The proposal, which is similar to the managed care system in the United States, caused such a ruckus that some of the major parties who contributed to the plan have distanced themselves from it. Members of the High Level Expert Group set up by Prime Minister Manmohan Singh, say that the commission has distorted their recommendations.

“Planning Commissions’ document calls for a ‘managed healthcare’ approach where the role of the government is reduced from a provider to that of a manager,” said Rakhal Gaitonde, a public health researcher and state coordinator for the government’s National Rural Health Mission in Tamil Nadu.

“Expert group’s report only calls for strengthening and expansion of public health system, and contracting private players to fill the gap in areas where expansion is not possible,” said Rakhal. “The commission in its proposal has distorted the recommendations of the expert group by portraying managed care approach as the best possible solution.”

The document also proposes competition between public and private healthcare providers.
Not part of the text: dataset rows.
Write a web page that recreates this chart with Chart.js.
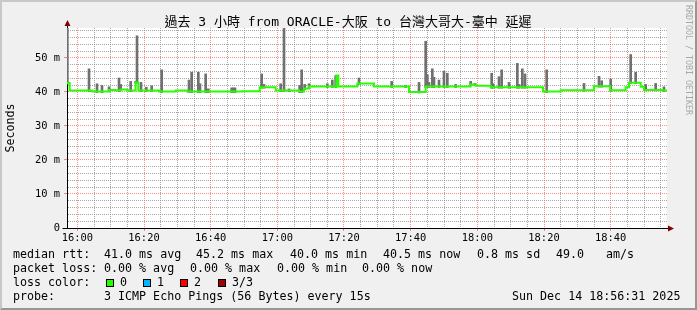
<!DOCTYPE html>
<html>
<head>
<meta charset="utf-8">
<script src="https://cdn.jsdelivr.net/npm/chart.js@4.4.1/dist/chart.umd.min.js"></script>
<style>
body { margin: 0; }
#wrap { position: relative; width: 697px; height: 310px; background: #f0f0f0; overflow: hidden; font-family: "DejaVu Sans Mono", "Noto Sans CJK TC", monospace; color: #000; }
#frame { position: absolute; left: 0; top: 0; width: 697px; height: 310px; box-sizing: border-box; border: 2px solid; border-color: #c8c8c8 #969696 #969696 #c8c8c8; pointer-events: none; }
canvas { position: absolute; left: 0; top: 0; }
#title { position: absolute; left: 0; top: 14px; width: 696px; text-align: center; font-size: 13px; line-height: 15px; white-space: pre; }
#mark { position: absolute; left: 684px; top: 5px; writing-mode: vertical-rl; font-size: 8.3px; line-height: 9px; color: #a8a8a8; white-space: pre; }
.t { position: absolute; white-space: pre; font-size: 11.66px; line-height: 14px; }
.box { position: absolute; width: 8px; height: 8px; box-sizing: border-box; border: 1px solid #000; }
</style>
</head>
<body>
<div id="wrap">
  <canvas id="mycanvas" width="697" height="310"></canvas>
  <div id="title">過去 3 小時 from ORACLE-大阪 to 台灣大哥大-臺中 延遲</div>
  <div id="mark">RRDTOOL / TOBI OETIKER</div>

  <div class="t" style="left:13px;top:247px">median rtt:</div>
  <div class="t" style="left:104px;top:247px">41.0 ms avg</div>
  <div class="t" style="left:196px;top:247px">45.2 ms max</div>
  <div class="t" style="left:290px;top:247px">40.0 ms min</div>
  <div class="t" style="left:383px;top:247px">40.5 ms now</div>
  <div class="t" style="left:477px;top:247px">0.8 ms sd</div>
  <div class="t" style="left:556px;top:247px">49.0</div>
  <div class="t" style="left:606px;top:247px">am/s</div>

  <div class="t" style="left:13px;top:261px">packet loss:</div>
  <div class="t" style="left:104px;top:261px">0.00 % avg</div>
  <div class="t" style="left:190px;top:261px">0.00 % max</div>
  <div class="t" style="left:277px;top:261px">0.00 % min</div>
  <div class="t" style="left:362px;top:261px">0.00 % now</div>

  <div class="t" style="left:13px;top:275px">loss color:</div>
  <div class="box" style="left:106px;top:279px;background:#26ff00"></div>
  <div class="t" style="left:120px;top:275px">0</div>
  <div class="box" style="left:143px;top:279px;background:#00b8ff"></div>
  <div class="t" style="left:157px;top:275px">1</div>
  <div class="box" style="left:180px;top:279px;background:#ff0000"></div>
  <div class="t" style="left:194px;top:275px">2</div>
  <div class="box" style="left:218px;top:279px;background:#a00000"></div>
  <div class="t" style="left:232px;top:275px">3/3</div>

  <div class="t" style="left:13px;top:289px">probe:</div>
  <div class="t" style="left:104px;top:289px">3 ICMP Echo Pings (56 Bytes) every 15s</div>
  <div class="t" style="left:512px;top:289px">Sun Dec 14 18:56:31 2025</div>
  <div id="frame"></div>
</div>
<script>
// minutes after 16:00, median rtt in ms (step changes)
var medianTimes = [-3.1, -2.3, 4.5, 9.5, 11.5, 13, 15, 17.5, 18.3, 24.5, 29.5, 33, 49.5, 54.7, 59.5, 66.5, 68, 69.5, 77.7, 78.3, 84, 89, 99.5, 104.5, 115.5, 118, 119.5, 124, 139.7, 145, 155, 159.8, 164.5, 165.5, 169, 170, 175.5, 176.9];
var medianValues = [42.6, 40.4, 40.1, 40.6, 40.4, 40.7, 40.4, 42.8, 40.4, 40.1, 40.4, 40.1, 40.2, 41.4, 40.4, 40.1, 41.0, 41.6, 44.8, 41.6, 42.5, 41.6, 40.0, 41.6, 41.6, 42.2, 41.8, 41.4, 40.1, 40.5, 41.7, 40.5, 41.4, 42.7, 41.5, 40.6, 40.4, 40.4];

// smoke spikes: time and highest ping in ms
var spikeTimes = [-3.0, 3.5, 5.9, 7.4, 9.5, 12.5, 13.0, 16.0, 17.5, 17.9, 19.1, 20.7, 22.3, 25.3, 33.5, 34.3, 36.3, 36.8, 38.5, 39.3, 46.3, 46.8, 47.3, 55.3, 56.0, 61.0, 62.0, 63.5, 66.7, 67.3, 68.2, 69.5, 75.0, 76.5, 77.5, 84.5, 94.3, 98.5, 102.5, 104.5, 105.0, 105.5, 106.5, 107.0, 108.5, 110.0, 111.0, 113.5, 118.0, 119.3, 124.3, 124.7, 126.5, 127.3, 129.5, 132.0, 132.5, 133.5, 134.3, 140.8, 152.0, 156.5, 157.3, 160.0, 166.0, 167.5, 170.5, 173.5, 176.0];
var spikeTops = [61, 46.8, 42.4, 41.9, 41.5, 44.1, 42.2, 43.1, 43.1, 56.5, 42.8, 41.4, 41.8, 46.5, 43.5, 45.8, 45.8, 42.4, 45.3, 40.9, 41.2, 41.2, 41.2, 45.3, 42.2, 42.4, 61, 40.9, 41.9, 46.5, 42.2, 42.4, 42.4, 43.5, 44.8, 44.1, 43.1, 41.9, 42.8, 54.9, 45.1, 42.8, 46.8, 44.3, 43.5, 46.1, 45.5, 42.2, 43.1, 42.5, 45.5, 42.4, 44.5, 46.5, 42.8, 48.4, 42.2, 46.8, 45.3, 46.5, 42.5, 44.6, 43.3, 43.8, 51.0, 45.8, 42.2, 42.5, 41.5];

var xTickLabels = ['16:00', '16:20', '16:40', '17:00', '17:20', '17:40', '18:00', '18:20', '18:40'];
var yTickLabels = ['0', '10 m', '20 m', '30 m', '40 m', '50 m'];

function medianAt(t) {
	var v = medianValues[0];
	for (var i = 0; i < medianTimes.length; i++) {
		if (medianTimes[i] <= t) v = medianValues[i];
	}
	return v;
}

var medianData = [];
for (var i in medianTimes) medianData.push({x: medianTimes[i], y: medianValues[i]});
var smokeData = [];
for (var j in spikeTimes) smokeData.push({x: spikeTimes[j], y: [medianAt(spikeTimes[j]) - 0.3, spikeTops[j]]});

var xTicks = [], yTicks = [];
for (var m = 0; m <= 175; m += 5) xTicks.push({value: m});
for (var s = 0; s <= 58; s += 2) yTicks.push({value: s});

var minor = 'rgba(130,130,130,0.7)';
var major = 'rgba(255,0,0,0.45)';

// white plot area + rrdtool style arrows
var frame = {
	id: 'frame',
	beforeDraw: function(chart) {
		var c = chart.ctx, a = chart.chartArea;
		c.save();
		c.fillStyle = '#fff';
		c.fillRect(a.left, a.top, a.right - a.left, a.bottom - a.top);
		c.restore();
	},
	afterDraw: function(chart) {
		var c = chart.ctx, a = chart.chartArea;
		var x0 = Math.round(a.left) + 0.5, y0 = Math.round(a.bottom) + 0.5;
		c.save();
		c.strokeStyle = '#000';
		c.beginPath();
		c.moveTo(x0 - 5, y0); c.lineTo(a.right + 1, y0);
		c.moveTo(x0, a.top); c.lineTo(x0, a.top - 2);
		c.stroke();
		c.fillStyle = '#7f0000';
		c.beginPath();
		c.moveTo(x0 - 3, a.top - 2); c.lineTo(x0 + 3, a.top - 2); c.lineTo(x0, a.top - 8);
		c.closePath(); c.fill();
		c.beginPath();
		c.moveTo(a.right + 1, y0 - 3); c.lineTo(a.right + 1, y0 + 3); c.lineTo(a.right + 7, y0);
		c.closePath(); c.fill();
		c.restore();
	}
};

Chart.defaults.font.family = '"DejaVu Sans Mono", monospace';
Chart.defaults.color = '#000';

var ctx = document.getElementById('mycanvas');
var LineGraph = new Chart(ctx, {
	type: 'bar',
	data: {
		datasets: [
			{
				type: 'line',
				label: 'median rtt',
				data: medianData,
				borderColor: '#26ff00',
				borderWidth: 2,
				stepped: true,
				pointRadius: 0,
				order: 0
			},
			{
				type: 'bar',
				label: 'smoke',
				data: smokeData,
				backgroundColor: '#707070',
				barThickness: 2,
				order: 1
			}
		]
	},
	options: {
		responsive: false,
		animation: false,
		layout: {padding: {top: 28, right: 30, left: 0, bottom: 0}},
		plugins: {legend: {display: false}, tooltip: {enabled: false}},
		scales: {
			x: {
				type: 'linear',
				min: -3.1,
				max: 176.9,
				offset: false,
				afterBuildTicks: function(scale) { scale.ticks = xTicks.slice(); },
				afterFit: function(scale) { scale.height = 82; },
				grid: {
					offset: false,
					color: function(c) { return c.tick && c.tick.value % 20 === 0 ? major : minor; },
					tickColor: function(c) { return c.tick && c.tick.value % 20 === 0 ? major : 'transparent'; },
					tickLength: 3
				},
				border: {color: '#000', dash: [1, 1]},
				ticks: {
					autoSkip: false,
					maxRotation: 0,
					padding: 1,
					font: {size: 10.4},
					callback: function(v) { return v % 20 === 0 ? xTickLabels[v / 20] : ''; }
				}
			},
			y: {
				min: 0,
				max: 58.8,
				afterBuildTicks: function(scale) { scale.ticks = yTicks.slice(); },
				afterFit: function(scale) { scale.width = 67; },
				grid: {
					color: function(c) { return c.tick && c.tick.value % 10 === 0 ? major : minor; },
					tickColor: function(c) { return c.tick && c.tick.value % 10 === 0 ? major : 'transparent'; },
					tickLength: 3
				},
				border: {color: '#000', dash: [1, 1]},
				ticks: {
					autoSkip: false,
					padding: 4,
					font: {size: 10.4},
					callback: function(v) { return v % 10 === 0 ? yTickLabels[v / 10] : ''; }
				},
				title: {
					display: true,
					text: 'Seconds',
					font: {size: 11.66},
					padding: {top: 4, bottom: 0}
				}
			}
		}
	},
	plugins: [frame]
});
</script>
</body>
</html>
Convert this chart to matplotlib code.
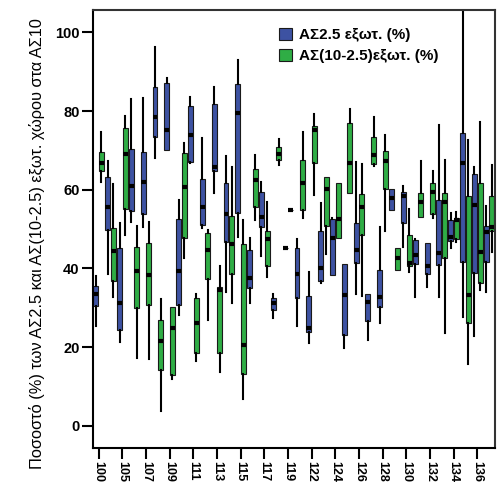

But with the Indian government spending not more than 0.9 percent of its gross domestic product on healthcare — the least among the emerging market BRIC countries (Brazil, Russia, India and China) – there is not much hope that government facilities will survive the competition.

Public health activists fear that with the collapse of government hospitals, private players might form cartels. But some medical experts say that more private players could improve the quality of healthcare for poor people.

Many of India’s 1.2 billion people depend on government-provided services for all their healthcare needs, particularly hundreds of millions of low-income and poverty-stricken people who primarily live in rural areas. Many of these healthcare centres, however, lack even basic supplies such as syringes and bandages.

“The current public healthcare system which has existed for the last three decades has not been able to achieve much,” said Dr. Ajay Bakshi, CEO of Max Healthcare hospitals. “Many national governments across the world have successfully moved to the managed care approach where the government reduces its role from provider to regulator. I do not see a reason why it won’t work in India.”

Public-private partnerships in healthcare, according to Bakshi, will also enable the poor in getting access to quality healthcare.

Upset over its suggestions not being incorporated, the Health Ministry may submit an alternative contribution to the Planning Commission, and the panel will meet at the end of this month to adopt the final proposal.

According to the Central Bureau of Health Intelligence report of 2010, India’s government hospitals have one bed for every 2,000 people. The Planning Commission’s report also says that Primary Health Centres across the country have a shortage of 6,148 doctors.

Considering these dire needs, the expert committee’s recommendations to strengthen the government’s facilities and contract private players in areas where expansion is not possible seems to be the most pragmatic and balanced approach.